I reasoned: 1) It would help my writing by better understanding the pressures on the Guna culture; 2) I’m a better writer when I’m simultaneously reading excellent prose; 3) I enjoy reading historical works; and (4) I asked myself: “Didn’t I deserve a ‘little’ diversion from my research?”
Have you ever explored a research rabbit hole? If so, I’ll bet you, like me, did so with hopeful determination. You were curious and imaginative, using the traits every good writer should possess. You wanted to be surprised; you craved details; you desired a sensory experience.
How long were you away on your adventure? Did you intend to take an afternoon stroll, only to discover later, you hadn’t packed enough provisions for the extended stay?

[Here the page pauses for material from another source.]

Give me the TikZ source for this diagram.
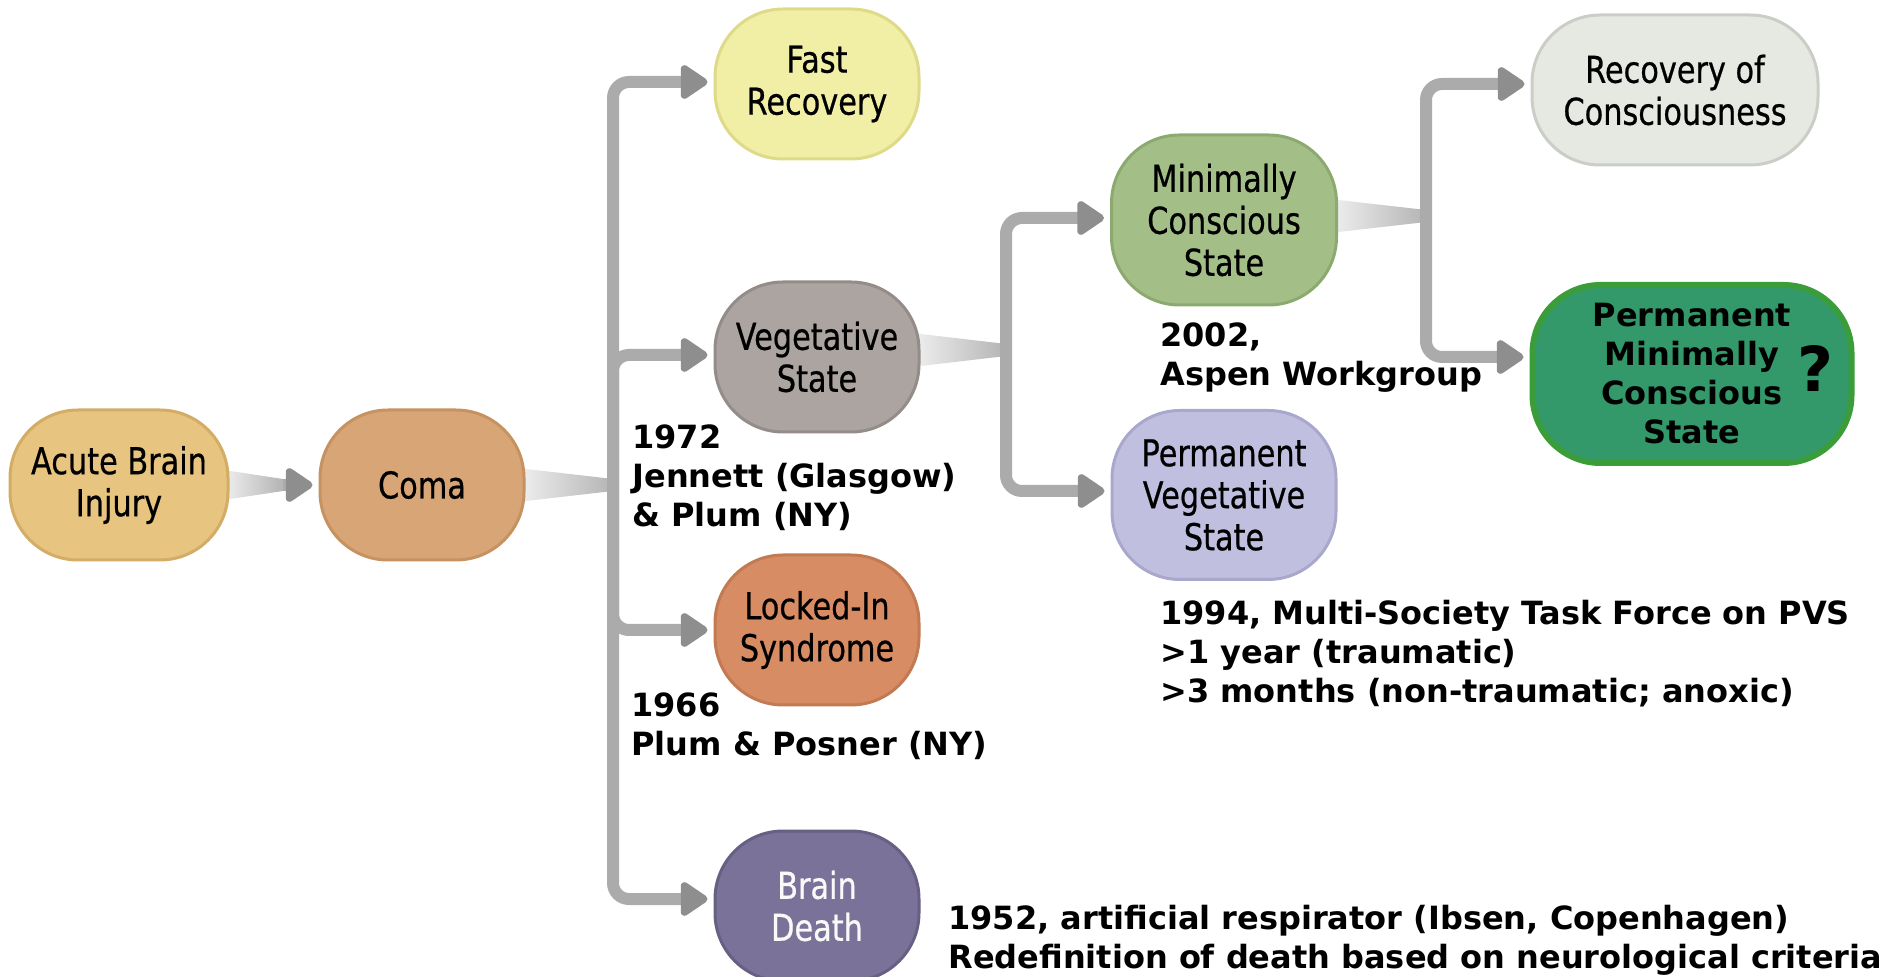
\documentclass[tikz,border=0pt]{standalone}
\usepackage{fontspec}
\setmainfont{DejaVu Sans}
\newfontfamily\nodefont[FakeStretch=0.82,FakeBold=0.6]{DejaVu Sans}
\usetikzlibrary{arrows.meta,calc}
\definecolor{abif}{HTML}{E7C47F}\definecolor{abid}{HTML}{D3AC66}
\definecolor{comaf}{HTML}{D8A676}\definecolor{comad}{HTML}{C69260}
\definecolor{fastf}{HTML}{F1EFA6}\definecolor{fastd}{HTML}{DEDA88}
\definecolor{vegf}{HTML}{ACA4A0}\definecolor{vegd}{HTML}{948C88}
\definecolor{lisf}{HTML}{D78C64}\definecolor{lisd}{HTML}{C27A52}
\definecolor{bdf}{HTML}{7A7298}\definecolor{bdd}{HTML}{676084}
\definecolor{mcsf}{HTML}{A3BF87}\definecolor{mcsd}{HTML}{8CAA70}
\definecolor{pvsf}{HTML}{C0BFE0}\definecolor{pvsd}{HTML}{A9A8CC}
\definecolor{rocf}{HTML}{E5E9E2}\definecolor{rocd}{HTML}{CACEC7}
\definecolor{pmcsf}{HTML}{33996A}\definecolor{pmcsd}{HTML}{3A9D3A}
\definecolor{linegray}{HTML}{ABABAB}
\definecolor{tipgray}{HTML}{8E8E8E}
\definecolor{wedgel}{HTML}{F0F0F0}
\definecolor{wedger}{HTML}{B4B4B4}
\pgfdeclarelayer{bg}
\pgfsetlayers{bg,main}
\begin{document}
\begin{tikzpicture}[x=0.5pt,y=-0.5pt,
 st/.style={rounded corners=34pt, line width=1.5pt, align=center, inner sep=0pt,
   minimum width=102pt, minimum height=75pt,
   font={\nodefont\fontsize{18.5pt}{21pt}\selectfont}},
 ann/.style={anchor=base west, align=left, inner sep=0pt,
   font={\fontsize{16pt}{19.5pt}\selectfont\bfseries}},
 conn/.style={draw=linegray, line width=6pt, rounded corners=8pt,
   -{Triangle[length=15pt,width=19pt,round,color=tipgray,fill=tipgray]}, shorten >=3pt},
 wedge/.style={left color=wedgel, right color=wedger, draw=none}
]
\useasboundingbox (0,0) rectangle (1879,977);

% nodes
\node[st, fill=abif, draw=abid, minimum width=109pt] (abi) at (119,485) {Acute Brain\\Injury};
\node[st, fill=comaf, draw=comad] (coma) at (422,485) {Coma};
\node[st, fill=fastf, draw=fastd] (fast) at (817,84) {Fast\\Recovery};
\node[st, fill=vegf, draw=vegd] (veg) at (817,357) {Vegetative\\State};
\node[st, fill=lisf, draw=lisd] (lis) at (817,630) {Locked-In\\Syndrome};
\node[st, fill=bdf, draw=bdd, text={white!95!gray}] (bd) at (817,906) {Brain\\Death};
\node[st, fill=mcsf, draw=mcsd, minimum width=112.5pt, minimum height=85pt] (mcs) at (1224,220) {Minimally\\Conscious\\State};
\node[st, fill=pvsf, draw=pvsd, minimum width=112pt, minimum height=84.5pt] (pvs) at (1224,495) {Permanent\\Vegetative\\State};
\node[st, fill=rocf, draw=rocd, minimum width=143pt, minimum height=75pt] (roc) at (1675,90) {Recovery of\\Consciousness};
\node[st, fill=pmcsf, draw=pmcsd, line width=3pt, minimum width=159.5pt, minimum height=89pt,
  font={\fontsize{16pt}{19.5pt}\selectfont\bfseries}] (pmcs) at (1692,374) {Permanent\\Minimally\\Conscious\\State};
\node[inner sep=0pt, font={\fontsize{31pt}{32pt}\selectfont\bfseries}] (q) at (1815,368) {?};

% junctions
\coordinate (ac) at (283,485);
\coordinate (j1) at (613,485);
\coordinate (j2) at (1006,350);
\coordinate (j3) at (1426,216);

\begin{pgfonlayer}{bg}
\shade[wedge] ($(abi.east)+(-6,-15)$) -- ($(ac)+(0,-6)$) -- ($(ac)+(0,6)$) -- ($(abi.east)+(-6,15)$) -- cycle;
\draw[conn] (ac) -- (coma.west);
\shade[wedge] ($(coma.east)+(-8,-17)$) -- ($(j1)+(0,-6)$) -- ($(j1)+(0,6)$) -- ($(coma.east)+(-8,17)$) -- cycle;
\draw[conn] (j1) |- ($(fast.west)+(0,-2)$);
\draw[conn] (j1) |- ($(veg.west)+(0,-2)$);
\draw[conn] (j1) |- (lis.west);
\draw[conn] (j1) |- ($(bd.west)+(0,-7)$);
\shade[wedge] ($(veg.east)+(-8,-24)$) -- ($(j2)+(0,-6)$) -- ($(j2)+(0,6)$) -- ($(veg.east)+(-8,10)$) -- cycle;
\draw[conn] (j2) |- ($(mcs.west)+(0,-2)$);
\draw[conn] (j2) |- ($(pvs.west)+(0,-4)$);
\shade[wedge] ($(mcs.east)+(-8,-21)$) -- ($(j3)+(0,-6)$) -- ($(j3)+(0,6)$) -- ($(mcs.east)+(-8,13)$) -- cycle;
\draw[conn] (j3) |- ($(roc.west)+(0,-6)$);
\draw[conn] (j3) |- ($(pmcs.west)+(0,-17)$);
\end{pgfonlayer}

% annotations (anchored at the baseline of the last line)
\node[ann] (a1972) at (632,527) {1972\\Jennett (Glasgow)\\\& Plum (NY)};
\node[ann] (a2002) at (1160,386) {2002,\\Aspen Workgroup};
\node[ann] (a1966) at (631,755) {1966\\Plum \& Posner (NY)};
\node[ann] (a1994) at (1160,703) {1994, Multi-Society Task Force on PVS\\>1 year (traumatic)\\>3 months (non-traumatic; anoxic)};
\node[ann] (a1952) at (948,968) {1952, artificial respirator (Ibsen, Copenhagen)\\Redefinition of death based on neurological criteria};
\end{tikzpicture}
\end{document}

After a while, the rabbit hole can become very comfortable and far less demanding than actual writing. If you’re not careful, your creative writing habits can regress.
It nearly happened to me. My exploration of the Guna tribe in Panama began on Google, led me to Amazon.com where I purchased many studies, and was holed up in my studio, delayed at least a month before typing a word. I couldn’t write; I was busy. I was immersed in the subject, in my rabbit hole, and I couldn’t or wouldn’t come out.
Writer beware! Only you can decide how much time to devote to research in order to make substantial progress in your writing. Remember, you can’t write in a rabbit hole, but you can write about things you’ve learned while in the rabbit hole.
Fortunately for me, when I emerged from my cozy burrow, my brain was sharp, my fingers were nimble and quick. I was writing with a purpose. I knew the story I wanted to tell.
Until next time, happy reading and writing!
I spend inordinate amounts of time in rabbit holes.
Jim Potter says
Thanks for your comment! After I exit the rabbit hole I have a tendency to regret that I wasn’t smarter and faster on the journey, but it’s all part of my learning process. Sometimes I forget that while I was “lost,” I was discovering colorful gems worth a fortune!